■ **TASK PROMPT**: Copy the lines below as they are; omit the images they contain.

■ **MATERIAL PROVIDED**:
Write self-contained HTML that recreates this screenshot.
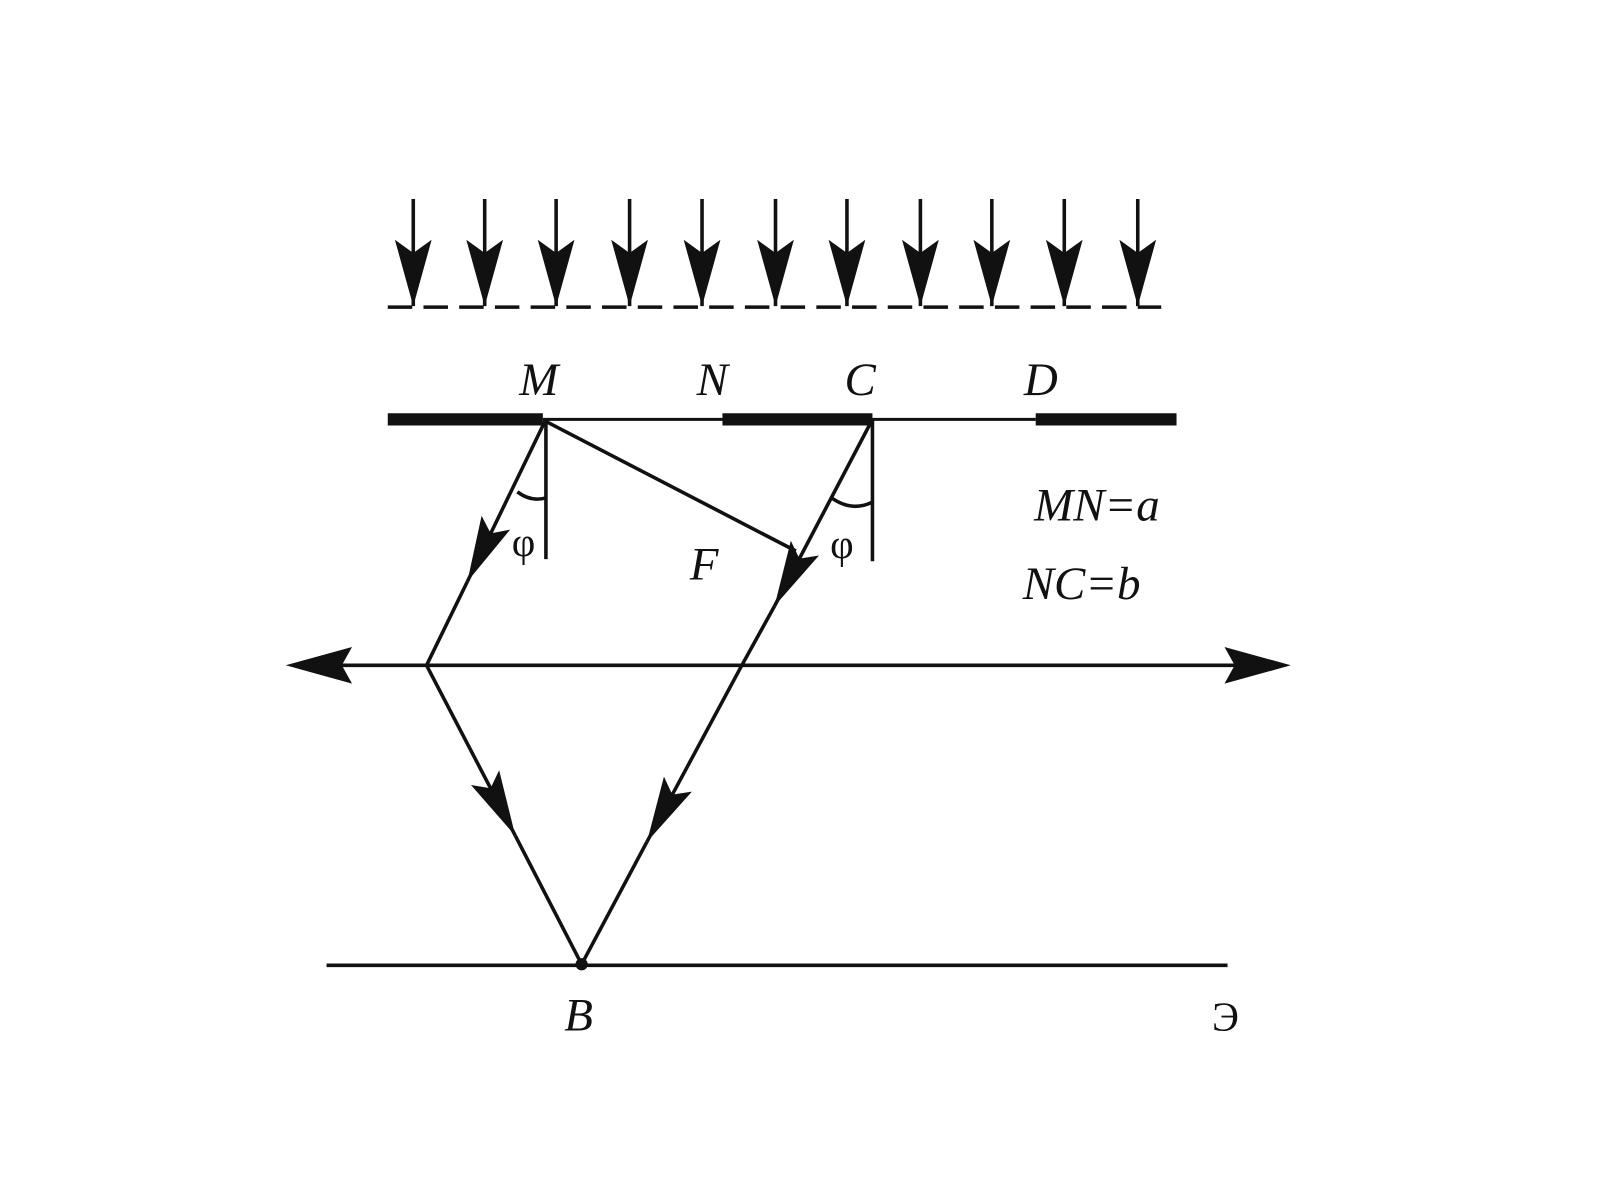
<!DOCTYPE html>
<html><head><meta charset="utf-8"><style>html,body{margin:0;padding:0;background:#fff}svg{display:block}</style></head>
<body>
<svg width="1600" height="1200" viewBox="0 0 1568 1176" xmlns="http://www.w3.org/2000/svg">
<defs>
<marker id="ah" markerUnits="userSpaceOnUse" markerWidth="70" markerHeight="40" refX="0" refY="0" viewBox="-70 -20 72 40" orient="auto">
<path d="M0,0 L-66,-16 L-54,0 L-66,16 Z" fill="#111"/>
</marker>
</defs>
<g stroke="#111" fill="none" stroke-width="3.5">
<path d="M405,195V300M475,195V300M545,195V300M617,195V300M688,195V300M760,195V300M830,195V300M902,195V300M972,195V300M1043,195V300M1115,195V300"/>
<line x1="380" y1="301" x2="1138" y2="301" stroke-dasharray="24 11"/>
<line x1="532" y1="411" x2="1015" y2="411" stroke-width="3"/>
<line x1="380" y1="411" x2="532" y2="411" stroke-width="12"/>
<line x1="708" y1="411" x2="855" y2="411" stroke-width="12"/>
<line x1="1015" y1="411" x2="1153" y2="411" stroke-width="12"/>
<line x1="535" y1="411" x2="535" y2="548"/>
<line x1="855" y1="411" x2="855" y2="550"/>
<line x1="535" y1="413" x2="780" y2="540"/>
<path d="M507,482 Q520,492 535,488"/>
<path d="M815,488 Q835,502 855,492"/>
<line x1="535" y1="411" x2="458" y2="570" marker-end="url(#ah)"/>
<line x1="458" y1="570" x2="418" y2="652"/>
<line x1="855" y1="411" x2="759" y2="594" marker-end="url(#ah)"/>
<line x1="759" y1="594" x2="727" y2="652"/>
<line x1="300" y1="652" x2="1250" y2="652"/>
<line x1="418" y1="652" x2="505" y2="819" marker-end="url(#ah)"/>
<line x1="505" y1="819" x2="570" y2="945"/>
<line x1="727" y1="652" x2="634" y2="825" marker-end="url(#ah)"/>
<line x1="634" y1="825" x2="570" y2="945"/>
<line x1="320" y1="946" x2="1203" y2="946"/>
</g>
<circle cx="570" cy="945" r="6" fill="#111"/>
<g fill="#111">
<path d="M280,652 L345,634 L335,652 L345,670Z M1265,652 L1200,634 L1210,652 L1200,670Z"/>
<path d="M387,235 L405,300 L423,235 L405,248Z M457,235 L475,300 L493,235 L475,248Z M527,235 L545,300 L563,235 L545,248Z M599,235 L617,300 L635,235 L617,248Z M670,235 L688,300 L706,235 L688,248Z M742,235 L760,300 L778,235 L760,248Z M812,235 L830,300 L848,235 L830,248Z M884,235 L902,300 L920,235 L902,248Z M954,235 L972,300 L990,235 L972,248Z M1025,235 L1043,300 L1061,235 L1043,248Z M1097,235 L1115,300 L1133,235 L1115,248Z"/>
</g>
<g font-family="'Liberation Serif', serif" font-style="italic" font-size="46" fill="#111" text-anchor="middle">
<text x="528" y="387">M</text>
<text x="698" y="387">N</text>
<text x="843" y="387">C</text>
<text x="1020" y="387">D</text>
<text x="690" y="568">F</text>
<text x="1075" y="510">MN=a</text>
<text x="1060" y="587">NC=b</text>
<text x="567" y="1010">B</text>
</g>
<g font-family="'Liberation Serif', serif" font-size="40" fill="#111" text-anchor="middle">
<text x="513" y="545">φ</text>
<text x="825" y="547">φ</text>
<text x="1201" y="1010">Э</text>
</g>
</svg>
</body></html>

■ **RIGHT ANSWER**:
Write self-contained HTML that recreates this screenshot.
<!DOCTYPE html>
<html><head><meta charset="utf-8"><style>html,body{margin:0;padding:0;background:#fff}svg{display:block}</style></head>
<body>
<svg width="1600" height="1200" viewBox="0 0 1568 1176" xmlns="http://www.w3.org/2000/svg">
<defs>
<marker id="ah" markerUnits="userSpaceOnUse" markerWidth="70" markerHeight="40" refX="0" refY="0" viewBox="-70 -20 72 40" orient="auto">
<path d="M0,0 L-66,-16 L-54,0 L-66,16 Z" fill="#111"/>
</marker>
</defs>
<g stroke="#111" fill="none" stroke-width="3.5">
<path d="M405,195V300M475,195V300M545,195V300M617,195V300M688,195V300M760,195V300M830,195V300M902,195V300M972,195V300M1043,195V300M1115,195V300"/>
<line x1="380" y1="301" x2="1138" y2="301" stroke-dasharray="24 11"/>
<line x1="532" y1="411" x2="1015" y2="411" stroke-width="3"/>
<line x1="380" y1="411" x2="532" y2="411" stroke-width="12"/>
<line x1="708" y1="411" x2="855" y2="411" stroke-width="12"/>
<line x1="1015" y1="411" x2="1153" y2="411" stroke-width="12"/>
<line x1="535" y1="411" x2="535" y2="548"/>
<line x1="855" y1="411" x2="855" y2="550"/>
<line x1="535" y1="413" x2="780" y2="540"/>
<path d="M507,482 Q520,492 535,488"/>
<path d="M815,488 Q835,502 855,492"/>
<line x1="535" y1="411" x2="458" y2="570" marker-end="url(#ah)"/>
<line x1="458" y1="570" x2="418" y2="652"/>
<line x1="855" y1="411" x2="759" y2="594" marker-end="url(#ah)"/>
<line x1="759" y1="594" x2="727" y2="652"/>
<line x1="300" y1="652" x2="1250" y2="652"/>
<line x1="418" y1="652" x2="505" y2="819" marker-end="url(#ah)"/>
<line x1="505" y1="819" x2="570" y2="945"/>
<line x1="727" y1="652" x2="634" y2="825" marker-end="url(#ah)"/>
<line x1="634" y1="825" x2="570" y2="945"/>
<line x1="320" y1="946" x2="1203" y2="946"/>
</g>
<circle cx="570" cy="945" r="6" fill="#111"/>
<g fill="#111">
<path d="M280,652 L345,634 L335,652 L345,670Z M1265,652 L1200,634 L1210,652 L1200,670Z"/>
<path d="M387,235 L405,300 L423,235 L405,248Z M457,235 L475,300 L493,235 L475,248Z M527,235 L545,300 L563,235 L545,248Z M599,235 L617,300 L635,235 L617,248Z M670,235 L688,300 L706,235 L688,248Z M742,235 L760,300 L778,235 L760,248Z M812,235 L830,300 L848,235 L830,248Z M884,235 L902,300 L920,235 L902,248Z M954,235 L972,300 L990,235 L972,248Z M1025,235 L1043,300 L1061,235 L1043,248Z M1097,235 L1115,300 L1133,235 L1115,248Z"/>
</g>
<g font-family="'Liberation Serif', serif" font-style="italic" font-size="46" fill="#111" text-anchor="middle">
<text x="528" y="387">M</text>
<text x="698" y="387">N</text>
<text x="843" y="387">C</text>
<text x="1020" y="387">D</text>
<text x="690" y="568">F</text>
<text x="1075" y="510">MN=a</text>
<text x="1060" y="587">NC=b</text>
<text x="567" y="1010">B</text>
</g>
<g font-family="'Liberation Serif', serif" font-size="40" fill="#111" text-anchor="middle">
<text x="513" y="545">φ</text>
<text x="825" y="547">φ</text>
<text x="1201" y="1010">Э</text>
</g>
</svg>
</body></html>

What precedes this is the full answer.